GSA 2020 Connects Online

Paper No. 123-8
Presentation Time: 11:20 AM

ORIGIN AND TRANSPORT OF CLASTIC LAKE BOTTOM SEDIMENTS IN WALDEN POND, CONCORD, MASSACHUSETTS, USING PARTICLE SIZE AND ELEMENTAL COMPOSITION


MONECKE, Katrin1, BRABANDER, Daniel J.1 and HUBENY, J. Bradford2, (1)Department of Geosciences, Wellesley College, 106 Central Street, Wellesley, MA 02481, (2)Department of Geological Sciences, Salem State University, 352 Lafayette St, Salem, MA 01970

Walden Pond is a steep-sided kettle lake in northeastern Massachusetts. The lake has no inflow or outflow and is divided into three sub-basins with maximum depths of 30 m, 20 m and 16 m in the western, central and eastern basin, respectively.
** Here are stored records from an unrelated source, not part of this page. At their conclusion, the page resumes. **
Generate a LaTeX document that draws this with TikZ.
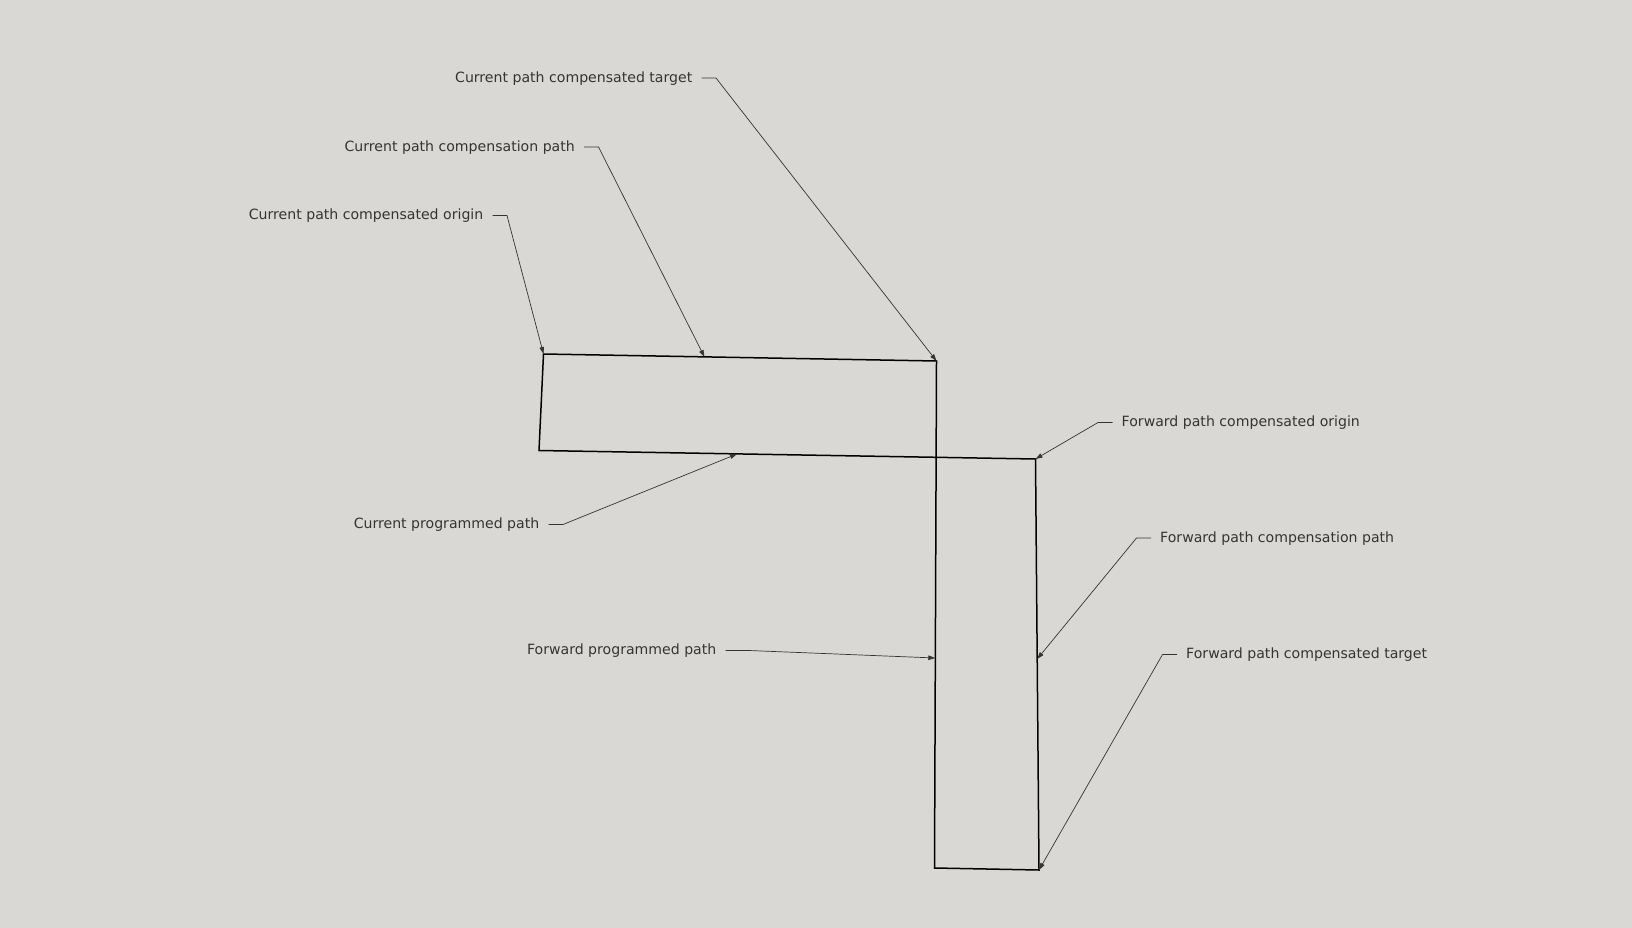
\documentclass[tikz,border=0pt]{standalone}
\usepackage{fontspec}
\setmainfont{DejaVu Sans}
\usepackage{tikz}
\usetikzlibrary{arrows.meta}

\definecolor{sketchbg}{RGB}{217,216,212}
\definecolor{labelgray}{RGB}{52,52,52}

\tikzset{
    lbl/.style={font=\fontsize{14.1}{16}\selectfont, text=labelgray, inner xsep=9pt, inner ysep=2pt,
        text height=1.05em, text depth=0.23em},
    leader/.style={draw=labelgray, line width=0.7pt, -{Triangle[length=7pt,width=4.5pt]}},
    outline/.style={draw=black, line width=1.5pt, line join=miter}
}

\begin{document}
\begin{tikzpicture}[x=1pt, y=-1pt]

    \fill[sketchbg] (0, 0) rectangle (1632, 928);
    \useasboundingbox (0, 0) rectangle (1632, 928);

    % corners of the two paths
    \coordinate (p1) at (543.5, 354);
    \coordinate (p2) at (936.5, 361);
    \coordinate (p3) at (934.5, 868);
    \coordinate (p4) at (1039, 870);
    \coordinate (p5) at (1035.5, 459);
    \coordinate (p6) at (539, 450.5);

    \draw[outline] (p1) -- (p2) -- (p3) -- (p4) -- (p5) -- (p6) -- cycle;

    % points on the edges
    \coordinate (e1) at (704.5, 357);
    \coordinate (e2) at (737, 454);
    \coordinate (e3) at (935.3, 658);
    \coordinate (e4) at (1037.2, 659);

    \node[lbl, anchor=east] (cto) at (701.5, 78) {Current path compensated target};
    \node[lbl, anchor=east] (ccp) at (584, 147) {Current path compensation path};
    \node[lbl, anchor=east] (cco) at (492.5, 215.5) {Current path compensated origin};
    \node[lbl, anchor=east] (cpp) at (548.5, 524.5) {Current programmed path};
    \node[lbl, anchor=east] (fpp) at (725.5, 650.5) {Forward programmed path};

    \node[lbl, anchor=west] (fco) at (1112.5, 422.5) {Forward path compensated origin};
    \node[lbl, anchor=west] (fcp) at (1151, 538) {Forward path compensation path};
    \node[lbl, anchor=west] (fct) at (1177, 654.5) {Forward path compensated target};

    \draw[leader] (cto.east) -- ++(14.5, 0) -- (p2);
    \draw[leader] (ccp.east) -- ++(14.5, 0) -- (e1);
    \draw[leader] (cco.east) -- ++(14.5, 0) -- (p1);
    \draw[leader] (cpp.east) -- ++(14.5, 0) -- (e2);
    \draw[leader] (fpp.east) -- ++(23.5, 0) -- (e3);

    \draw[leader] (fco.west) -- ++(-14.5, 0) -- (p5);
    \draw[leader] (fcp.west) -- ++(-14.5, 0) -- (e4);
    \draw[leader] (fct.west) -- ++(-14.5, 0) -- (p4);

\end{tikzpicture}
\end{document}
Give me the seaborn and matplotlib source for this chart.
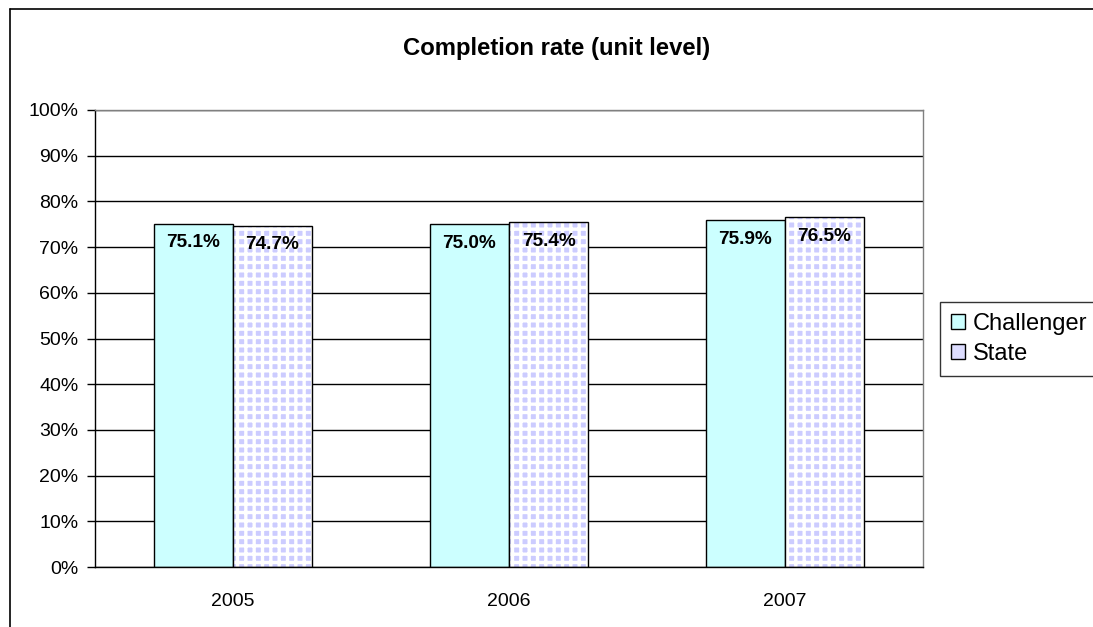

Three gravity cores were taken from the deepest area of each basin with up to 70 cm length in 2015. The lake bottom sediment is composed of dark brown organic-rich mud with only 5-15% of clastic particles. Proxy data includes: magnetic susceptibility, elemental compositions from polarized energy dispersive x-ray fluorescence spectroscopy, and particle size from laser diffraction analysis. In the deepest basin core and below 15 cm core depth, the mean size of clastic particles is coarse silt; above 15 cm the sediment is finer with a mean in the medium silt range. Based on an age model by Koster et al., 2015, this change occurs in the late 19th century, a time when the area around the lake was increasingly used for recreation. A concurrent increase in Fe concentration points towards the mobilization of iron-rich soils during this time. Magnetic susceptibility readings allow for correlation of the upper sedimentary record between basins. Sedimentation rates are only one half in the central and one third in the eastern basin, likely an effect of higher organic matter preservation under anoxic conditions as well as sediment focusing in the deepest and largest western basin. While all three basins show a similar trend of finer sedimentation towards the top, the eastern basin receives overall coarser sediments, possibly because of its vicinity to shore. Throughout the record coarser horizons occur and mark the sudden influx of nearshore sediment. One layer in 50 cm core depth in the western basin is 4 cm thick and exhibits normal grading indicative of settling from suspension. It can tentatively be correlated through all three basins. Mobilization of nearshore sediments in Walden Pond can occur during heavy runoff or destabilization of basin slopes potentially triggered by lake level variations, excess sediment loading or strong seismic groundshaking.

Koster D., Pienitz R., Wolfe B.B., Barry S., Foster D.R., Dixit S.S. 2005, Paleolimnological assessment of human-induced impacts on Walden Pond (Massachusetts, USA) using diatoms and stable isotopes. Aquat. Ecosyst. Health Manage. 8: 117–131.